Найдешь – тогда разговаривай и хвались...
– Найдем, – обещает Жур. – А как же не найти! Нас на это дело специально поставили. Из молотобойцев, как ты говоришь, в сыщики перевели. Кому-то и этим делом надо заниматься..
На кирпичной плитке близко от лампы стоит незакрытая кастрюля с пшенной кашей.
Егоров смотрит на кашу. Она необыкновенно белая.
«Наверно, на молоке, – думает Егоров. И еще думает: –
Уж поскорее бы все это кончалось!»
А Жур продолжает разговаривать со стариком.
И Зайцев заметно томится. Когда где-то далеко хлопают выстрелы, он, как охотничья собака, делает стойку, козырьком прикладывает ладонь ко лбу, смотрит в окно.
Ходит от окна к окну, заглядывает за перегородки.
В дверь негромко стучат.
Опять та женщина в цыганской шали на голых плечах выходит из-за перегородки открыть дверь, как будто не могут открыть старик или Жур, сидящие у двери.
Входит раскрасневшийся вспотевший Водянков. Он здоровается, хозяйственно сморкается, щурит от света глаза.
– Беседываете?
– Да вот разговорились, – улыбается Жур, кивая на старика. – Давно не виделись. То он в тюрьме сидит, то я лежу в больнице. .
– А у нас получилось все как надо, – рассказывает Водянков. Буросяхина только что отвезли, со всей компанией...
– Буросяхина? – спрашивает старик.
– Его, дедушка, его, собственной персоной, – разглаживает пальцами пышные усы Водянков. – Правда, оказал сопротивление, а как же. . Но, слава богу, отвезли. Отмучился, болезный. Отшумел...
«Где-то было что-то интересное, – огорченно думает
Егоров. – А мы тут просидели». И смотрит в широкую щель, как за перегородкой перед зеркалом худощавый мужчина в пенсне дрожащими руками застегивает на затылке готовый галстук-бабочку.

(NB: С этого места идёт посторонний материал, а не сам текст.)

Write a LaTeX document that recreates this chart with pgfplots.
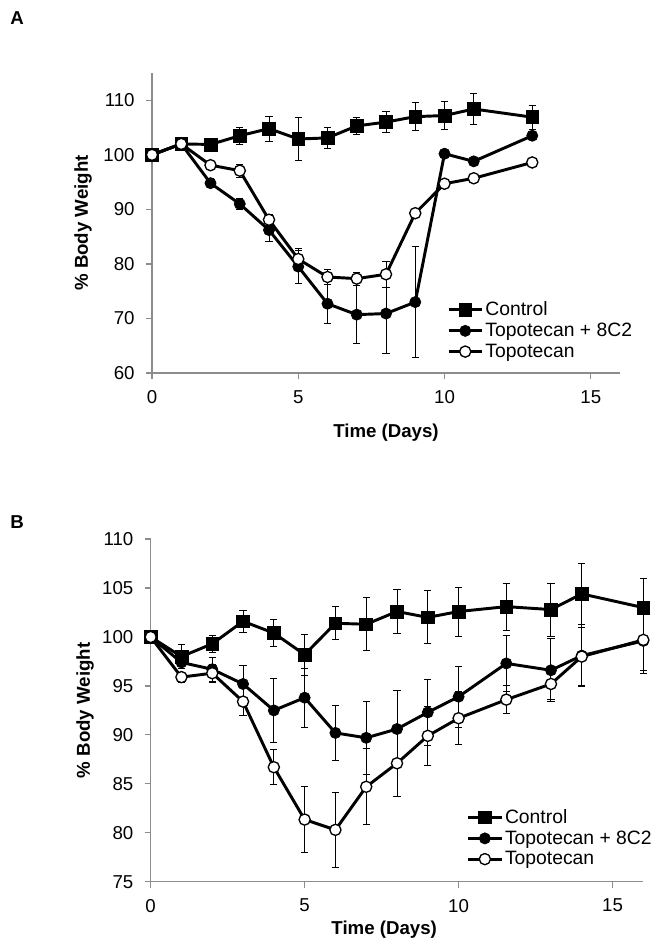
\documentclass[border=0pt]{standalone}
\usepackage{fontspec}
\setmainfont{Liberation Sans}
\usepackage{pgfplots}
\usepackage{pgfplotstable}
\pgfplotsset{compat=1.18}

% panel A
\pgfplotstableread{
x y e
0 100 0
1 102 0.3
2 101.9 0.8
3 103.5 1.6
4 104.8 2.3
5 102.9 4.0
6 103.1 2.0
7 105.3 1.6
8 106.0 1.9
9 107.0 2.5
10 107.2 2.5
11 108.4 2.8
13 106.9 2.2
}\ctrlA
\pgfplotstableread{
x y e
0 100 0
1 102 0.3
2 94.8 0.8
3 91.0 1.0
4 86.2 2.1
5 79.5 3.0
6 72.7 3.6
7 70.7 5.3
8 70.9 7.3
9 73.0 10.2
10 100.2 0.5
11 98.8 0.5
13 103.5 0.5
}\combA
\pgfplotstableread{
x y e
0 100 0
1 102 0.3
2 98.1 0.8
3 97.1 1.2
4 88.1 1.0
5 80.9 2.0
6 77.6 1.3
7 77.3 1.2
8 78.1 2.4
9 89.3 0.6
10 94.7 0.5
11 95.7 0.5
13 98.6 0.5
}\topoA

% panel B
\pgfplotstableread{
x y e
0 100 0
1 98.0 1.2
2 99.3 0.9
3 101.6 1.1
4 100.4 1.4
5 98.2 2.1
6 101.4 1.7
7 101.3 2.7
8 102.6 2.2
9 102.0 2.7
10 102.6 2.5
11.55 103.1 2.4
13 102.8 2.7
14 104.4 3.1
16 103.0 3.0
}\ctrlB
\pgfplotstableread{
x y e
0 100 0
1 97.4 0.6
2 96.7 1.2
3 95.2 1.9
4 92.5 3.3
5 93.8 3.0
6 90.2 2.8
7 89.7 3.7
8 90.6 3.9
9 92.3 3.4
10 93.9 3.1
11.55 97.3 2.9
13 96.6 3.2
14 98.1 3.2
16 99.6 3.0
}\combB
\pgfplotstableread{
x y e
0 100 0
1 95.9 0.5
2 96.3 0.9
3 93.4 1.4
4 86.7 1.8
5 81.35 3.4
6 80.3 3.8
7 84.7 3.9
8 87.1 3.4
9 89.9 3.0
10 91.7 2.7
11.55 93.6 1.4
13 95.2 1.6
14 98.0 3.0
16 99.7 3.4
}\topoB

\pgfplotsset{
  bw/.style={
    scale only axis,
    axis lines=left,
    axis line style={-, draw=gray!90, line width=0.9pt},
    tick style={draw=gray!90, line width=0.9pt},
    tick align=outside,
    major tick length=4.5pt,
    clip=false,
    xmin=0, xmax=16,
    xtick={0,5,10,15},
    tick label style={font=\fontsize{14}{15}\selectfont},
    xticklabel style={yshift=-5pt},
    yticklabel style={xshift=-5pt},
    /pgf/number format/assume math mode=true,
    label style={font=\bfseries\fontsize{14}{15}\selectfont},
    xlabel={Time (Days)},
    ylabel={\% Body Weight},
    legend cell align=left,
    legend style={draw=none, fill=none, inner sep=0pt,
      font=\fontsize{14.5}{15}\selectfont, row sep=1pt,
      nodes={inner sep=1.5pt}},
    legend image code/.code={%
      \draw[mark repeat=2, mark phase=2]
        plot coordinates {(0pt,0pt) (12.5pt,0pt) (25pt,0pt)};},
  },
  ser/.style={black, line width=2.2pt,
    error bars/y dir=both, error bars/y explicit,
    error bars/error bar style={line width=0.75pt, black},
    error bars/error mark options={rotate=90, mark size=2.7pt, line width=0.75pt, black}},
  sq/.style={ser, mark=square*, mark size=4.8pt,
    mark options={fill=black, line width=0.5pt}},
  fc/.style={ser, mark=*, mark size=4.2pt,
    mark options={fill=black, line width=0.5pt}},
  oc/.style={ser, mark=*, mark size=4.2pt,
    mark options={fill=white, draw=black, line width=1pt}},
}

\begin{document}
\begin{tikzpicture}
\useasboundingbox (0pt,0pt) rectangle (497.25pt,-714pt);
\node[font=\bfseries\fontsize{14}{15}\selectfont] at (12.75pt,-13.5pt) {A};
\node[font=\bfseries\fontsize{14}{15}\selectfont] at (12.75pt,-391.5pt) {B};

\begin{axis}[bw,
  at={(114pt,-279.75pt)}, anchor=south west,
  width=351pt, height=225pt,
  ymin=60, ymax=115,
  ytick={60,70,80,90,100,110},
  xlabel style={at={(axis description cs:0.5,-0.2)}, anchor=center},
  ylabel style={at={(axis description cs:-0.147,0.5)}, anchor=center},
  legend style={at={(axis description cs:0.63,0.245)}, anchor=north west},
]
\addplot[sq] table[x=x, y=y, y error=e] {\ctrlA};
\addplot[fc] table[x=x, y=y, y error=e] {\combA};
\addplot[oc] table[x=x, y=y, y error=e] {\topoA};
\legend{Control, Topotecan + 8C2, Topotecan}
\end{axis}

\begin{axis}[bw,
  at={(113pt,-661.3pt)}, anchor=south west,
  width=369.5pt, height=257pt,
  ymin=75, ymax=110,
  ytick={75,80,85,90,95,100,105,110},
  xlabel style={at={(axis description cs:0.474,-0.141)}, anchor=center},
  ylabel style={at={(axis description cs:-0.133,0.5)}, anchor=center},
  legend style={at={(axis description cs:0.641,0.218)}, anchor=north west},
]
\addplot[sq] table[x=x, y=y, y error=e] {\ctrlB};
\addplot[fc] table[x=x, y=y, y error=e] {\combB};
\addplot[oc] table[x=x, y=y, y error=e] {\topoB};
\legend{Control, Topotecan + 8C2, Topotecan}
\end{axis}
\end{tikzpicture}
\end{document}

– Ну куда же вы теперь пойдете? Еще ночь. Они ведь к дедушке, они нас не затрагивают, – успокаивает мужчину женщина в цыганской шали. – Да и вас разденут по дороге.
Тут опасно. А у вас вон какое богатое пальто...
– Знал бы, не поехал, – никак не может застегнуть крючок на затылке мужчина. – Ведь как я не хотел сюда ехать! Это меня этот скотина Аркадий Алексеевич уговорил. Стоеросовая дубина. Уверял – приличное помещение...
– А чего особенного? – будто обижается женщина. – У
нас и не такие люди завсегда бывали. И все спокойно...
Егорова отвлекают от этой картины выстрелы, вдруг захлопавшие, кажется, у самого дома. Егоров смотрит на дверь. А Зайцев бежит к двери.
– Зайцев, не торопись, не на пожар, – негромко говорит
Жур, не подымаясь с места.
Жура, должно быть, не удивляют и эти выстрелы. А
стреляют, похоже, прямо в дверь.
«Как в ловушке мы», – думает Егоров. Но странное дело – страха не испытывает.
Дверь открывается.
В коридорчик не входит, а вваливается парень в кожаной тужурке, с лицом, измазанным чем-то черным.
Это, наверно, шофер автобуса.
– В самое ухо, – вздыхает он.
И когда подходит к лампе, видно, что это не черным, а красным измазан он – кровью. Кровь льется ему за ворот.
– Ах, дурак! – наконец сердится Жур.
– Почему же я дурак? – обижается шофер.
– Да не ты. . Зайцев, перевяжи его.. Умеешь? Это вот дедушкин сынок дурак, – кивает на старика Жур. – Это его работа. Ни в какую Читу он не уехал. Он старается сейчас отогнать от дома. Надеется еще перепрятать с папашей оружие. Значит, сведения правильные..
– Это что, вы насчет стрельбы думаете? – спрашивает старик. – Это, вы думаете, мой сынок Пашка стреляет? Нет, это не Пашка. Благородное даю вам слово, не Пашка...
– Именно благородное слово, – усмехается Жур. – У
тебя все слова благородные.
Зайцев не умеет делать перевязку. И Егоров не умеет.
Но он помог шоферу снять тужурку.
Перевязку делает Водянков, зубами разорвав индивидуальный пакет.
А Жур отдергивает черный занавес.
– Здравствуйте, – говорит он мужчине в пенсне, уже застегивающему жилетку. – Прошу предъявить ваши документы.
– Я не обязан вам предъявлять, – с достоинством отвечает мужчина, и пенсне вздрагивает на его жилистом тонком носу. – Я, во-первых, случайно сюда.. случайно попал.